Source code of charts
════════════════════

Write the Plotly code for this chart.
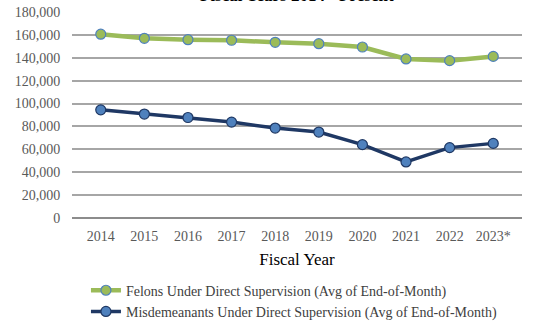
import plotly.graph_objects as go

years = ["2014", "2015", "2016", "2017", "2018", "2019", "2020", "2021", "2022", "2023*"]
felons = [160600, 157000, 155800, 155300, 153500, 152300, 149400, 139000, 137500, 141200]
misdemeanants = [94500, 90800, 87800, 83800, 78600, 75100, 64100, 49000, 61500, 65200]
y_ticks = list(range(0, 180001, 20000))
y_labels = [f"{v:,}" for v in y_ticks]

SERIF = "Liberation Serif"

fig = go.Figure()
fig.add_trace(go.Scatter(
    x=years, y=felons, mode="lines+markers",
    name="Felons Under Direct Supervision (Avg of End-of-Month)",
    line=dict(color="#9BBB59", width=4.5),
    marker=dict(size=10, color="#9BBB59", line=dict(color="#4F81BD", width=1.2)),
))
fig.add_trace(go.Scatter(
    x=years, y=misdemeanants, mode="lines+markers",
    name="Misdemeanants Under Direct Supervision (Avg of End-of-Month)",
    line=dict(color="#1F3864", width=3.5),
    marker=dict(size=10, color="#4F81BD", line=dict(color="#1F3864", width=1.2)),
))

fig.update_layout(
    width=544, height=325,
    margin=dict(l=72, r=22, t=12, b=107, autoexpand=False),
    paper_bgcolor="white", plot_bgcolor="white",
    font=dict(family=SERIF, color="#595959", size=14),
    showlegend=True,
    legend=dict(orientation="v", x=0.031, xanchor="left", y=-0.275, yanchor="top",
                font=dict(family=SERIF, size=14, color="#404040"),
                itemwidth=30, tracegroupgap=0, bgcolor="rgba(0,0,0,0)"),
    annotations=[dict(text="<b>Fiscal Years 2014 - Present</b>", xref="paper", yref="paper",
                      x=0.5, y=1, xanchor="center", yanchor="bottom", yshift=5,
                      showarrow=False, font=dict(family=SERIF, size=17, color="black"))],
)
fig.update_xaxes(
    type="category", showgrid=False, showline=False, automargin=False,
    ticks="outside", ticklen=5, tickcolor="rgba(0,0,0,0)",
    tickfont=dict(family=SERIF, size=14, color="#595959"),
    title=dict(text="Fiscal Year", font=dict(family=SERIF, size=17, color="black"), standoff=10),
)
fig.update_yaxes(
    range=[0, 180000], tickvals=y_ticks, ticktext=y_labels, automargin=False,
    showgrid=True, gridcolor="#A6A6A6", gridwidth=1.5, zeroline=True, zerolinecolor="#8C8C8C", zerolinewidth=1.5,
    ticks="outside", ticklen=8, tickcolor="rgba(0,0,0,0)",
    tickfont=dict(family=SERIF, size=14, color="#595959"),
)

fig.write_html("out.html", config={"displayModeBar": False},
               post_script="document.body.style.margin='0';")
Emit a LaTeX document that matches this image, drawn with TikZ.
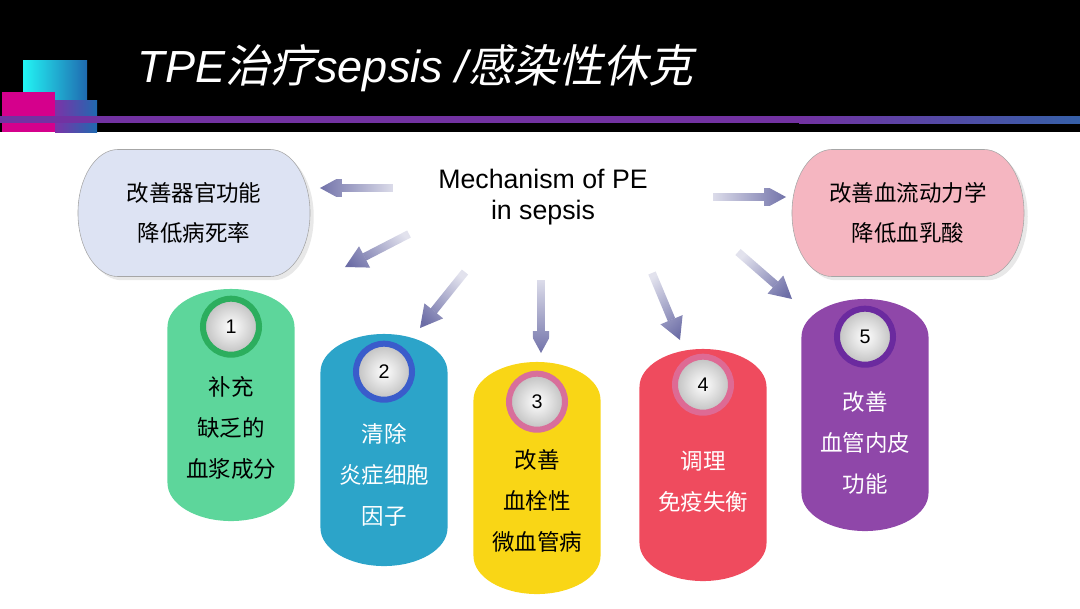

════════════════════

Give every line back word for word and leave the pictures out.

Write the Plotly code for this chart.
import plotly.graph_objects as go

years = ["2014", "2015", "2016", "2017", "2018", "2019", "2020", "2021", "2022", "2023*"]
felons = [160600, 157000, 155800, 155300, 153500, 152300, 149400, 139000, 137500, 141200]
misdemeanants = [94500, 90800, 87800, 83800, 78600, 75100, 64100, 49000, 61500, 65200]
y_ticks = list(range(0, 180001, 20000))
y_labels = [f"{v:,}" for v in y_ticks]

SERIF = "Liberation Serif"

fig = go.Figure()
fig.add_trace(go.Scatter(
    x=years, y=felons, mode="lines+markers",
    name="Felons Under Direct Supervision (Avg of End-of-Month)",
    line=dict(color="#9BBB59", width=4.5),
    marker=dict(size=10, color="#9BBB59", line=dict(color="#4F81BD", width=1.2)),
))
fig.add_trace(go.Scatter(
    x=years, y=misdemeanants, mode="lines+markers",
    name="Misdemeanants Under Direct Supervision (Avg of End-of-Month)",
    line=dict(color="#1F3864", width=3.5),
    marker=dict(size=10, color="#4F81BD", line=dict(color="#1F3864", width=1.2)),
))

fig.update_layout(
    width=544, height=325,
    margin=dict(l=72, r=22, t=12, b=107, autoexpand=False),
    paper_bgcolor="white", plot_bgcolor="white",
    font=dict(family=SERIF, color="#595959", size=14),
    showlegend=True,
    legend=dict(orientation="v", x=0.031, xanchor="left", y=-0.275, yanchor="top",
                font=dict(family=SERIF, size=14, color="#404040"),
                itemwidth=30, tracegroupgap=0, bgcolor="rgba(0,0,0,0)"),
    annotations=[dict(text="<b>Fiscal Years 2014 - Present</b>", xref="paper", yref="paper",
                      x=0.5, y=1, xanchor="center", yanchor="bottom", yshift=5,
                      showarrow=False, font=dict(family=SERIF, size=17, color="black"))],
)
fig.update_xaxes(
    type="category", showgrid=False, showline=False, automargin=False,
    ticks="outside", ticklen=5, tickcolor="rgba(0,0,0,0)",
    tickfont=dict(family=SERIF, size=14, color="#595959"),
    title=dict(text="Fiscal Year", font=dict(family=SERIF, size=17, color="black"), standoff=10),
)
fig.update_yaxes(
    range=[0, 180000], tickvals=y_ticks, ticktext=y_labels, automargin=False,
    showgrid=True, gridcolor="#A6A6A6", gridwidth=1.5, zeroline=True, zerolinecolor="#8C8C8C", zerolinewidth=1.5,
    ticks="outside", ticklen=8, tickcolor="rgba(0,0,0,0)",
    tickfont=dict(family=SERIF, size=14, color="#595959"),
)

fig.write_html("out.html", config={"displayModeBar": False},
               post_script="document.body.style.margin='0';")
Emit a LaTeX document that matches this image, drawn with TikZ.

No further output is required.